Using the listing below, copy every line that mentions "this".

(Rows from a dataset of charts and code)
"""

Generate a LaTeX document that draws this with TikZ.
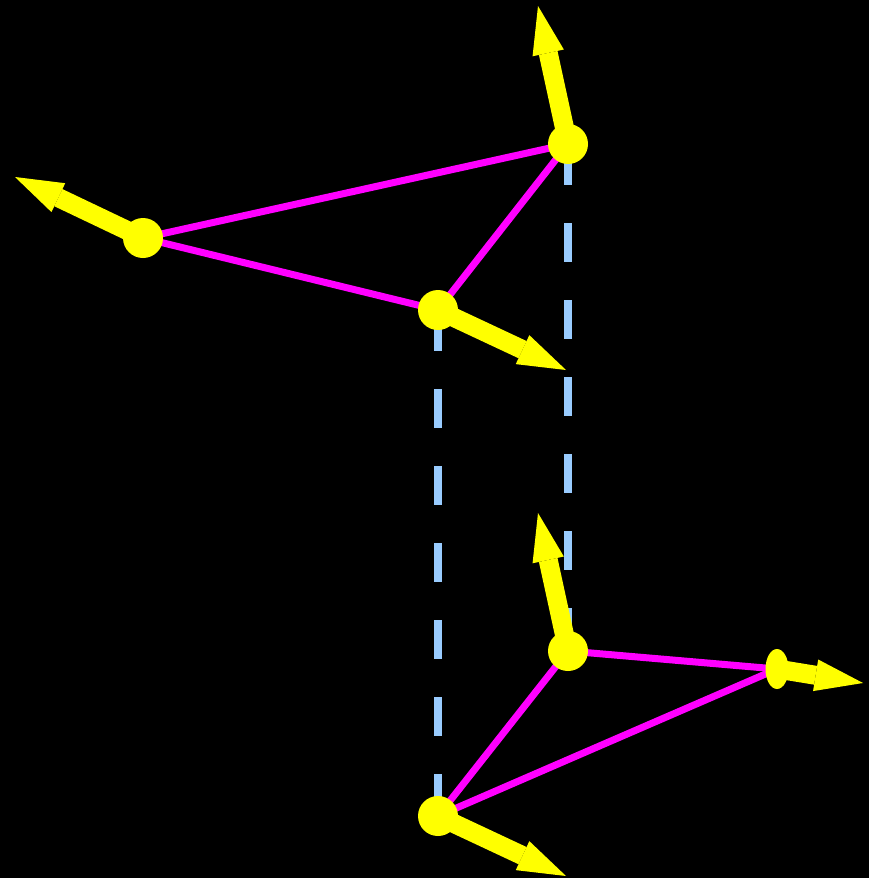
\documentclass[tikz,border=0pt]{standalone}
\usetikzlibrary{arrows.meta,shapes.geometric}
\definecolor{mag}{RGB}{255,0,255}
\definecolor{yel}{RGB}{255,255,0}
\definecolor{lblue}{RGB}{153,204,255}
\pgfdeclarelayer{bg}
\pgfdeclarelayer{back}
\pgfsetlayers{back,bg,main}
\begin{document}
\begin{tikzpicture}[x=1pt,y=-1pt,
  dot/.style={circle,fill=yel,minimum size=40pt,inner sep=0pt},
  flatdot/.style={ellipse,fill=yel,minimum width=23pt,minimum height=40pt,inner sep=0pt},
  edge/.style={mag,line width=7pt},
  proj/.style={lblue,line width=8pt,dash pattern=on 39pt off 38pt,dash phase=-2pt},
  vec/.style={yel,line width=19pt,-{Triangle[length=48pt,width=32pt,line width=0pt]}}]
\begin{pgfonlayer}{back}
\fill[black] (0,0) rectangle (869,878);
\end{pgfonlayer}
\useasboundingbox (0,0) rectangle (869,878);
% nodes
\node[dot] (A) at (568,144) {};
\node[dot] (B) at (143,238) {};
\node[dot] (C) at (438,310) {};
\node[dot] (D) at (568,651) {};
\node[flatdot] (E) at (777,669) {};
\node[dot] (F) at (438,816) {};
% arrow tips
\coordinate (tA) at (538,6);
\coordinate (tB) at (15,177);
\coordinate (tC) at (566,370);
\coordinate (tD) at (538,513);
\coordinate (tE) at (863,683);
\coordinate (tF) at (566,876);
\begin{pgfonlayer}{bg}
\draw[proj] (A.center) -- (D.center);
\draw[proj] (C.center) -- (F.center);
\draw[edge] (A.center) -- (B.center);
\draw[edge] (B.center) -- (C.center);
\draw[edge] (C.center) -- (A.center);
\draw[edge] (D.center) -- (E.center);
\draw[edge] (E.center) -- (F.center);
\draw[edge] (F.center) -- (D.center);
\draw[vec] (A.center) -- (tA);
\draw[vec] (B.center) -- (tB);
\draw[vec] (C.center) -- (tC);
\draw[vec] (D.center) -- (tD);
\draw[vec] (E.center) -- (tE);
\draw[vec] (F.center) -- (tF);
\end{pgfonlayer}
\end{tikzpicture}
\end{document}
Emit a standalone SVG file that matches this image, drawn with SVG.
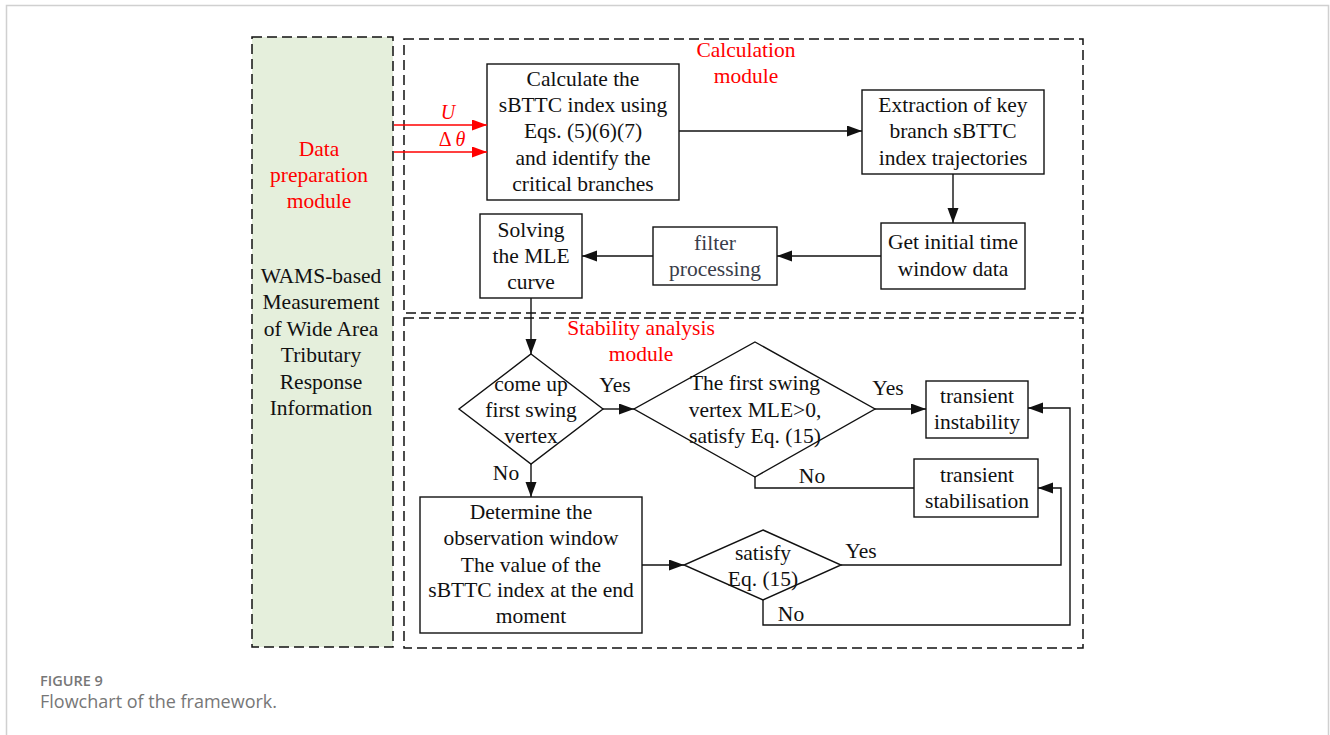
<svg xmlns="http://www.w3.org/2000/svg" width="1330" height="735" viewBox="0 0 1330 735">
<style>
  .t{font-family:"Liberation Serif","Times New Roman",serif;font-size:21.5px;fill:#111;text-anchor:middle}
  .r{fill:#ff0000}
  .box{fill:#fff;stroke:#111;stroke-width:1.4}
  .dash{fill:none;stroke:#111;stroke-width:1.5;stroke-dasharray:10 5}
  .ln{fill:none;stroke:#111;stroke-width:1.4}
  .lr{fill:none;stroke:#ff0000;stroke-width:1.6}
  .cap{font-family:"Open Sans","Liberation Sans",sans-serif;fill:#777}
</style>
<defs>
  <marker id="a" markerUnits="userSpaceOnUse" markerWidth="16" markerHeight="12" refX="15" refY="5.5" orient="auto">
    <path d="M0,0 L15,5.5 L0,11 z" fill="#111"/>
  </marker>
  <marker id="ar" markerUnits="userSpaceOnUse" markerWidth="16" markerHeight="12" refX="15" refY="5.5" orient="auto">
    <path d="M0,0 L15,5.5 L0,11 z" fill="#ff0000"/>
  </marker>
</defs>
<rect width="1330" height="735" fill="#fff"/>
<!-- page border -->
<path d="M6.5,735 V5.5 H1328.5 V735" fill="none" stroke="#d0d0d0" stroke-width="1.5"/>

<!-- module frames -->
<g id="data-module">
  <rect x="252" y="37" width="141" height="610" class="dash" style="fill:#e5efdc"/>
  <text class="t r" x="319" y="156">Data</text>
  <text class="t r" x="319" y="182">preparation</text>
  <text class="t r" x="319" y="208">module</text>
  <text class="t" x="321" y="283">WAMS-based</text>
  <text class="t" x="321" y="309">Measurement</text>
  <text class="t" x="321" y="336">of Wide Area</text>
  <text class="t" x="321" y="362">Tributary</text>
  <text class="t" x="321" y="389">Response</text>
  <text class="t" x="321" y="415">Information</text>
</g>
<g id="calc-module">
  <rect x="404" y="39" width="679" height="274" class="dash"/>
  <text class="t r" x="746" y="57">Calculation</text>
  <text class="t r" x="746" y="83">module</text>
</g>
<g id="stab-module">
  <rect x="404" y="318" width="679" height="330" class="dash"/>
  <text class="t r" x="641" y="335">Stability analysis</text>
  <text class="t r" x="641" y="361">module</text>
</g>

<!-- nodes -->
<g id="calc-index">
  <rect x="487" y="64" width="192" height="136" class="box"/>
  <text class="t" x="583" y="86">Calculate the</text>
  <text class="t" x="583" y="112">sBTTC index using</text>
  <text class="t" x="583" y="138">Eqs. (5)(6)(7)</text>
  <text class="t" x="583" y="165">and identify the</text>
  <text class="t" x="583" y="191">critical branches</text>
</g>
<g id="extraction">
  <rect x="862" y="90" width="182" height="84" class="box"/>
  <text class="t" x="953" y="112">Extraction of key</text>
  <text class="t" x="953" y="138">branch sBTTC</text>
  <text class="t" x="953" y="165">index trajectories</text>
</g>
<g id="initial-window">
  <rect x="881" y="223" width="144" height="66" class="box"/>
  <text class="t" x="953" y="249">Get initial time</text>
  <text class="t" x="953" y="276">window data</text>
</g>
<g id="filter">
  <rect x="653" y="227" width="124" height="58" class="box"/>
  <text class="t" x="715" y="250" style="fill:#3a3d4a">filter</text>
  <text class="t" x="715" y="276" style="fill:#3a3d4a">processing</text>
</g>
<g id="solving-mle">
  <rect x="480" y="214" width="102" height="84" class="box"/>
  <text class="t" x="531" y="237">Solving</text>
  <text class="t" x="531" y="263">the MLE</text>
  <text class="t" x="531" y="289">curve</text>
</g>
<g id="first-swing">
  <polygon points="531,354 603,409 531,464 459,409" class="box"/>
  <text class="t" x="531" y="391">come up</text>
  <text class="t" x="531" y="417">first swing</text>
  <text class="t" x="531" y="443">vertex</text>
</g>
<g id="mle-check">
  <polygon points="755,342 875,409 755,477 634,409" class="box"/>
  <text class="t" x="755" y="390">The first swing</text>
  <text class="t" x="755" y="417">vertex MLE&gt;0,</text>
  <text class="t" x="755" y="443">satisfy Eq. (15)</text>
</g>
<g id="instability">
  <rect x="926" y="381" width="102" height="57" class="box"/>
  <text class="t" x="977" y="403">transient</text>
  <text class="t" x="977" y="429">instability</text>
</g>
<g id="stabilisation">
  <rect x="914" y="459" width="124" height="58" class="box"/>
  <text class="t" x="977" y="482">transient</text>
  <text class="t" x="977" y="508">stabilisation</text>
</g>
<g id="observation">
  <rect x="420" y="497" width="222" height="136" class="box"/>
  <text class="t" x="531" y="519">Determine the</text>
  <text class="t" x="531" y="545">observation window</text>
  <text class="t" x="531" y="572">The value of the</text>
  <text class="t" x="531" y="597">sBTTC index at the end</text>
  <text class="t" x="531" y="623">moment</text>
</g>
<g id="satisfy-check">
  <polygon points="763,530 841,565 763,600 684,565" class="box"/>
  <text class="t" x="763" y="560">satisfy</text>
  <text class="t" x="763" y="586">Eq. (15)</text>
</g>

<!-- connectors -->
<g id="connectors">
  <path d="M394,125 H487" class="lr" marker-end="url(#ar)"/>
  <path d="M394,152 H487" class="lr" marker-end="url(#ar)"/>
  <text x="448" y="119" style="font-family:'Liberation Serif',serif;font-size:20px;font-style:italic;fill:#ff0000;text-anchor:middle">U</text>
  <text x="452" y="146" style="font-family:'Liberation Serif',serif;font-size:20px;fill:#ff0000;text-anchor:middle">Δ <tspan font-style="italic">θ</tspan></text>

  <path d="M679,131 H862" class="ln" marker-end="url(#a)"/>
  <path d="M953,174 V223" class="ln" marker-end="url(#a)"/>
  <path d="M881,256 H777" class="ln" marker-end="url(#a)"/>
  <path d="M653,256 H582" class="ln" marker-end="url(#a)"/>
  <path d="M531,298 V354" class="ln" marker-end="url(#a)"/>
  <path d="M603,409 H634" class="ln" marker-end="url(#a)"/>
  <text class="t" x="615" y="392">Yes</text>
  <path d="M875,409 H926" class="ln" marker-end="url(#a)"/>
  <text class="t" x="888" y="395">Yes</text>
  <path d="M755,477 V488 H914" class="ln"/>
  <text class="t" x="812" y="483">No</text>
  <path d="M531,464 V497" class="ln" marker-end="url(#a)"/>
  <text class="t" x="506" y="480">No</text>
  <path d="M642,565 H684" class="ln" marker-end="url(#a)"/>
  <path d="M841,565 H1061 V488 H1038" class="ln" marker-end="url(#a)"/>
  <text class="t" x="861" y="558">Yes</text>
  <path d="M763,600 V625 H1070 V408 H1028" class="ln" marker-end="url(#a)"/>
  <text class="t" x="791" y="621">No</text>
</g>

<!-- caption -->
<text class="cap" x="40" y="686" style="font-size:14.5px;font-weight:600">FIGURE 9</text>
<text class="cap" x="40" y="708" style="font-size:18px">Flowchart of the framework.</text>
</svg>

"""

▶ IN RESPONSE:
Generate a LaTeX document that draws this with TikZ.
Emit a standalone SVG file that matches this image, drawn with SVG.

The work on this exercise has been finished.